Meerdere ontwikkelingslanden hebben dit probleem dankzij mobiele betalingen opgelost.

“Het is niet in Europa en de Verenigde Staten dat het fenomeen van mobiele betalingen het meest toeneemt, maar wel in Kenia en Bengladesh. Kijk ook maar naar wat er gebeurt op het gebied van gezondheid op afstand. In België willen we dat niet. In Rwanda en Tanzania vinden er al consultaties via Skype plaats. Dat beantwoordt aan de lokale situatie, waarbij er niet altijd voldoende artsen in alle streken van het land aanwezig zijn. Door de toenemende toegang tot technologieën ontstaat er een waaier van lokale oplossingen om te voldoen aan zeer specifieke problemen.”

Hoe kan de technologie helpen bij het oplossen van problemen zoals ondervoeding, waarvan de bestrijding een van de SDG's is?

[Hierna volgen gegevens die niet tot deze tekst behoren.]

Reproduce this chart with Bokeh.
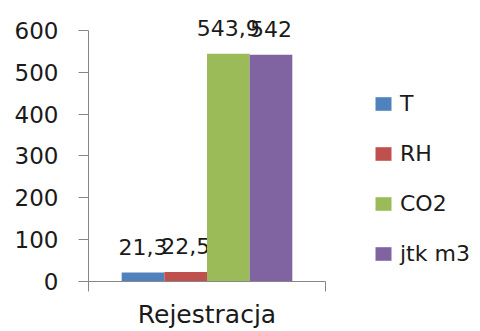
from bokeh.plotting import figure
from bokeh.models import (ColumnDataSource, Range1d, LinearAxis, FixedTicker, Legend, LegendItem)
from bokeh.transform import dodge
from bokeh.embed import file_html
from bokeh.resources import INLINE

categories = ["Rejestracja"]
series = ["T", "RH", "CO2", "jtk m3"]
values = [21.3, 22.5, 543.9, 542]
colors = ["#4F81BD", "#C0504D", "#9BBB59", "#8064A2"]
y_ticks = [0, 100, 200, 300, 400, 500, 600]

FONT = "DejaVu Sans"
AXIS_COLOR = "#868686"
TEXT_COLOR = "#1a1a1a"

n = len(categories)
centers = [i + 0.5 for i in range(n)]
y_max = y_ticks[-1]

# frame spans the full right/top of the canvas so labels and legend are not clipped;
# axes are bounded to the data area
p = figure(width=480, height=331, x_range=Range1d(0, n * 392 / 237),
           y_range=Range1d(0, y_max * 282 / 252), output_backend="svg", toolbar_location=None,
           x_axis_location=None, y_axis_location=None,
           min_border_left=88, min_border_right=0, min_border_top=0, min_border_bottom=47)
p.outline_line_color = None
p.grid.visible = False
p.background_fill_color = "white"

# y axis
yax = LinearAxis(ticker=FixedTicker(ticks=y_ticks), bounds=(0, y_max))
yax.axis_line_color = AXIS_COLOR
yax.major_tick_line_color = AXIS_COLOR
yax.major_tick_out = 10
yax.major_tick_in = 0
yax.minor_tick_line_color = None
yax.major_label_standoff = 20
yax.major_label_text_font = FONT
yax.major_label_text_font_size = "23px"
yax.major_label_text_color = TEXT_COLOR
p.add_layout(yax, "left")

# x axis: category labels at centres, boundary ticks as minor ticks
xax = LinearAxis(ticker=FixedTicker(ticks=centers, minor_ticks=list(range(n + 1))),
                 bounds=(0, n),
                 major_label_overrides={c: name for c, name in zip(centers, categories)})
xax.axis_line_color = AXIS_COLOR
xax.major_tick_line_color = None
xax.major_tick_out = 0
xax.major_tick_in = 0
xax.minor_tick_line_color = AXIS_COLOR
xax.minor_tick_out = 10
xax.minor_tick_in = 0
xax.major_label_standoff = 8
xax.major_label_text_font = FONT
xax.major_label_text_font_size = "25px"
xax.major_label_text_color = TEXT_COLOR
p.add_layout(xax, "below")

offsets = [-0.27, -0.09, 0.09, 0.27]
items = []
for k, (s, c, off) in enumerate(zip(series, colors, offsets)):
    vals = [values[k]]
    src = ColumnDataSource(dict(x=centers, val=vals,
                                lab=[("%g" % v).replace(".", ",") for v in vals]))
    r = p.vbar(x=dodge("x", off), top="val", width=0.18, source=src,
               fill_color=c, line_color=None)
    p.text(x=dodge("x", off), y="val", text="lab", source=src,
           text_align="center", text_baseline="bottom", y_offset=-18,
           text_font_size="22px", text_font={"value": FONT}, text_color=TEXT_COLOR)
    items.append(LegendItem(label=s, renderers=[r]))

legend = Legend(items=items, location=(285, 15), orientation="vertical")
legend.glyph_width = 20
legend.glyph_height = 17
legend.label_height = 17
legend.spacing = 25
legend.label_standoff = 7
legend.padding = 0
legend.margin = 0
legend.border_line_color = None
legend.background_fill_alpha = 0
legend.label_text_font = FONT
legend.label_text_font_size = "22px"
legend.label_text_color = TEXT_COLOR
legend.label_text_baseline = "middle"
p.add_layout(legend, "center")

open("out.html", "w").write(file_html(p, INLINE))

“Er zijn meestal problemen met de familiale landbouw. Omwille van een te lage productiviteit slaagt men er met de opbrengst niet in om de producentenfamilies het hele jaar van voedsel te voorzien. Het is voortaan mogelijk om landbouwers bijvoorbeeld een sms te sturen om hen over de weersomstandigheden te informeren zodat ze hun werk daarop kunnen afstemmen en op het beste moment kunnen planten, of om hen aan te geven wanneer ze kunnen bemesten. Men kan ook de productiviteit en bijgevolg het leefcomfort van die mensen verbeteren. En als ik het heb over een productiviteitsverhoging, dan gaat dat niet over een stijging van 10 of 20%, maar wel over een vermenigvuldiging met een factor twee of drie.”

In bepaalde landen wordt het gebruik van technologieën beperkt door het elektriciteitstekort ...

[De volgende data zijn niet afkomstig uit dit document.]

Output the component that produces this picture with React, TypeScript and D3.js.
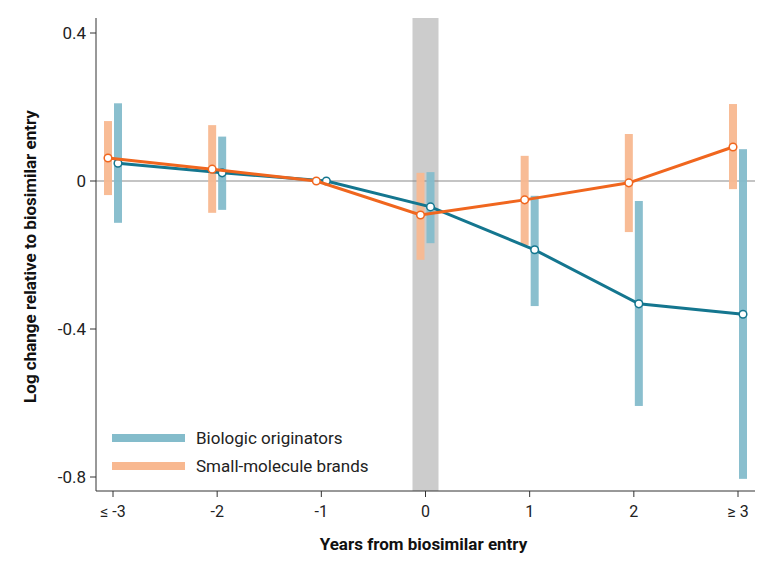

“Dat is inderdaad een probleem. In heel wat ontwikkelingslanden is een geen uitgebreid elektriciteitsnet. Ook daar hebben lokale ondernemers aangepaste oplossingen bedacht. Ze hebben zelfs een stap overgeslagen in vergelijking met wat we in Europa doen, omdat ze rechtstreeks een gedecentraliseerd net uitbouwen. Zo is het bijvoorbeeld mogelijk om op krediet een klein zonnepaneel aan te kopen dat volstaat om het huis te verlichten en een telefoon op te laden. De gebruiker betaalt elke dag terug via zijn beltegoed. Kan hij niet betalen, dan werkt het systeem niet. Zodra de gebruiker opnieuw betaalt, werkt het systeem weer. Je zou kunnen zeggen dat licht hebben niet volstaat. Dat klopt, maar dat kan alles veranderen in een gezin. Licht zorgt ervoor dat de kinderen ‘s avonds hun huiswerk kunnen maken, dat het gezinsleven doorgaat als het donker is, dat er meer veiligheid is ...”

Zit er dus toekomst in de nieuwe technologieën, zelfs in de ontwikkelingslanden?

“De digitale revolutie is een bron van nieuwe kansen om de ontwikkelingsgerelateerde uitdagingen anders en beter aan te gaan. Dat zorgt voor andere spelers in de ontwikkelingssamenwerking en dat is goed, want we hebben iedereen nodig om de door de VN vastgelegde duurzame-ontwikkelingsdoelstellingen te halen.”